根据上一个模型，将推理错误的数据添加进数据集，设置图像增强的方式，加transforms.ColorJitter(brightness=0.5, contrast=0.5, saturation=0.5, hue=0.5)

并直接randomresizecrop为224 去除Resize224训练

模型出现较大幅度震荡。跟学习率设置为0.01高了有关，也和样本之间的相似度低有关，先设置0.001的学习率试试看。如果依然震荡，说明样本之间的可能存在较大差异。

更新了0.001的学习率依然出现震荡，查看数据增强transforms的方法，发现亮度饱和度等的比例都为0.5，去掉其他，只保留亮度比列为0.2再测试，发现震荡明显减少。准确率97%，loss 0.11

但是验证集的准去率还是上不去，loss也不再下降，查看日志发现

问题1.验证集每到5，6百个batch的时候准确率在80左右，验证集的数据没有打乱，于是拿出这批数据，放到此模型上预测，发现准确率都在0.9以上。不知道是什么问题，怀疑是hard samples。

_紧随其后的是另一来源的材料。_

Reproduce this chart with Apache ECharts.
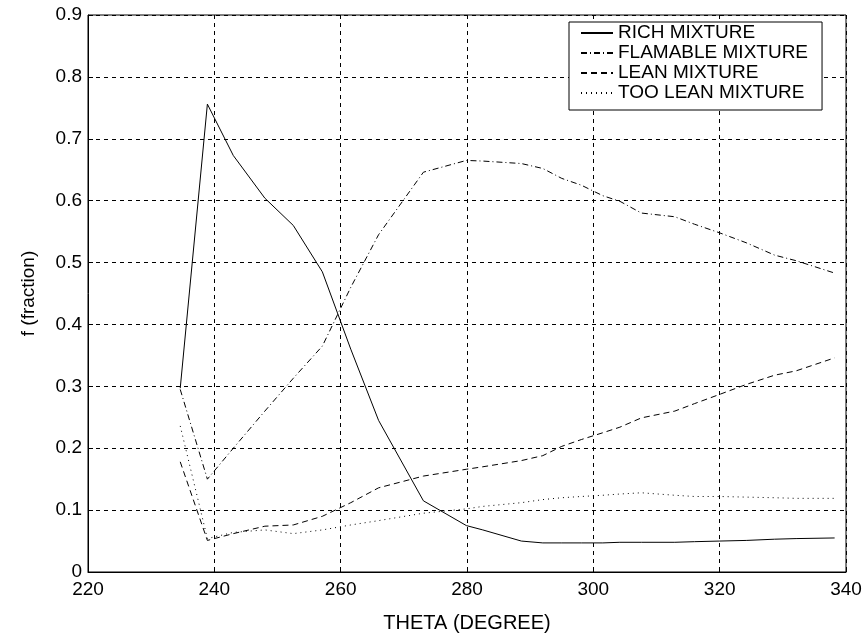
<!DOCTYPE html>
<html>
<head>
<meta charset="utf-8">
<script src="https://cdn.jsdelivr.net/npm/echarts@6/dist/echarts.min.js"></script>
<style>html,body{margin:0;padding:0;background:#fff}#chart{width:867px;height:638px}</style>
</head>
<body>
<div id="chart"></div>
<script>
var theta = [234.6, 238.9, 243, 248, 252.5, 257.1, 261.6, 266, 273.1, 279.9, 282.5, 288.6, 292, 295, 298.1, 301.5, 304.2, 307.6, 312.9, 316, 320, 324.2, 328.7, 332.1, 338.2];
var rich = [0.297, 0.756, 0.673, 0.604, 0.560, 0.485, 0.36, 0.245, 0.115, 0.075, 0.068, 0.050, 0.047, 0.047, 0.047, 0.047, 0.048, 0.048, 0.048, 0.049, 0.050, 0.051, 0.053, 0.054, 0.055];
var flamable = [0.295, 0.150, 0.200, 0.260, 0.313, 0.365, 0.46, 0.545, 0.646, 0.665, 0.664, 0.660, 0.652, 0.636, 0.625, 0.608, 0.599, 0.580, 0.574, 0.562, 0.548, 0.532, 0.512, 0.503, 0.483];
var lean = [0.178, 0.051, 0.062, 0.074, 0.076, 0.090, 0.112, 0.136, 0.155, 0.166, 0.170, 0.180, 0.188, 0.203, 0.214, 0.225, 0.234, 0.249, 0.260, 0.272, 0.287, 0.303, 0.318, 0.325, 0.346];
var tooLean = [0.236, 0.054, 0.064, 0.068, 0.062, 0.068, 0.076, 0.083, 0.095, 0.102, 0.106, 0.112, 0.117, 0.120, 0.122, 0.124, 0.126, 0.128, 0.124, 0.122, 0.122, 0.121, 0.120, 0.119, 0.119];
var names = ['RICH MIXTURE', 'FLAMABLE MIXTURE', 'LEAN MIXTURE', 'TOO LEAN MIXTURE'];

function pairs(ys) {
    return theta.map(function (x, i) { return [x, ys[i]]; });
}

var font = 'Liberation Sans, Arial, sans-serif';

function line(name, ys, dash) {
    return {
        name: name,
        type: 'line',
        data: pairs(ys),
        symbol: 'none',
        animation: false,
        lineStyle: { color: '#000', width: 1, type: dash },
        itemStyle: { color: '#000' }
    };
}

var option = {
    backgroundColor: '#fff',
    animation: false,
    grid: {
        left: 88, top: 15, right: 21, bottom: 63,
        show: true, borderColor: '#000', borderWidth: 1
    },
    legend: {
        orient: 'vertical',
        left: 569, top: 22,
        padding: [1, 14, 7, 11],
        itemGap: 0,
        itemWidth: 32,
        itemHeight: 14,
        itemTextGap: 24,
        backgroundColor: '#fff',
        borderColor: '#000',
        borderWidth: 1,
        borderRadius: 0,
        itemStyle: { opacity: 0 },
        textStyle: { fontFamily: font, fontSize: 19, lineHeight: 20, color: '#000' },
        data: names
    },
    xAxis: {
        type: 'value',
        min: 220, max: 340, interval: 20,
        name: 'THETA (DEGREE)',
        nameLocation: 'middle',
        nameGap: 41,
        nameTextStyle: { fontFamily: font, fontSize: 20, color: '#000' },
        axisLine: { lineStyle: { color: '#000', width: 1 } },
        axisTick: { inside: true, length: 5, lineStyle: { color: '#000' } },
        axisLabel: { fontFamily: font, fontSize: 19, color: '#000', margin: 8 },
        splitLine: { show: true, lineStyle: { color: '#000', type: [4, 4], width: 1 } }
    },
    yAxis: {
        type: 'value',
        min: 0, max: 0.9, interval: 0.1,
        name: 'f (fraction)',
        nameLocation: 'middle',
        nameGap: 50,
        nameTextStyle: { fontFamily: font, fontSize: 19, color: '#000' },
        axisLine: { lineStyle: { color: '#000', width: 1 } },
        axisTick: { inside: true, length: 5, lineStyle: { color: '#000' } },
        axisLabel: { fontFamily: font, fontSize: 19, color: '#000', margin: 6 },
        splitLine: { show: true, lineStyle: { color: '#000', type: [4, 4], width: 1 } }
    },
    series: [
        line(names[0], rich, 'solid'),
        line(names[1], flamable, [6, 3, 1, 3]),
        line(names[2], lean, [6, 4]),
        line(names[3], tooLean, [1, 4])
    ]
};

var chart = echarts.init(document.getElementById('chart'));
chart.setOption(option);
</script>
</body>
</html>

于是在验证的时候将验证集的结果输出日志看看。

问题2：3类别的分类，有一批新数据大概在22w张图片都为类别1，加入数据集中整个数据集的类别数量为，类别1：30w张 ，类别2：9w张，类别3：8w张，不知道类别间数量的不均衡，会不会影响模型的性能，查看了一些大佬的建议：一般情况下，如果不同分类间的样本量差异达到超过10倍就需要引起警觉并考虑处理该问题，超过20倍就要一定要解决该问题。

目前问题1和问题2都在进行中。

问题1是由于hard samples 引起的取出来后，准确率正常

类别不均衡问题，采用了focal loss的方案，继续之前的模型训练验证集loss在0.03 验证集的准确率在98.2%

class FocalLoss(nn.Module):
    """
    This is a implementation of Focal Loss with smooth label cross entropy supported which is proposed in
    'Focal Loss for Dense Object Detection. (https://arxiv.org/abs/1708.02002)'
        Focal_Loss= -1*alpha*(1-pt)^gamma*log(pt)
    :param num_class:
    :param alpha: (tensor) 3D or 4D the scalar factor for this criterion
    :param gamma: (float,double) gamma > 0 reduces the relative loss for well-classified examples (p>0.5) putting more
                    focus on hard misclassified example
    :param smooth: (float,double) smooth value when cross entropy
    :param balance_index: (int) balance class index, should be specific when alpha is float
    :param size_average: (bool, optional) By default, the losses are averaged over each loss element in the batch.
    """

    def __init__(self, num_class, alpha=None, gamma=2, balance_index=-1, smooth=None, size_average=True):
        super(FocalLoss, self).__init__()
        self.num_class = num_class
        self.alpha = alpha
        self.gamma = gamma
        self.smooth = smooth
        self.size_average = size_average

        if self.alpha is None:
            self.alpha = torch.ones(self.num_class, 1)
        elif isinstance(self.alpha, (list, np.ndarray)):
            assert len(self.alpha) == self.num_class
            self.alpha = torch.FloatTensor(alpha).view(self.num_class, 1)
            self.alpha = self.alpha / self.alpha.sum()
        elif isinstance(self.alpha, float):
            alpha = torch.ones(self.num_class, 1)
            alpha = alpha * (1 - self.alpha)
            alpha[balance_index] = self.alpha
            self.alpha = alpha
        else:
            raise TypeError('Not support alpha type')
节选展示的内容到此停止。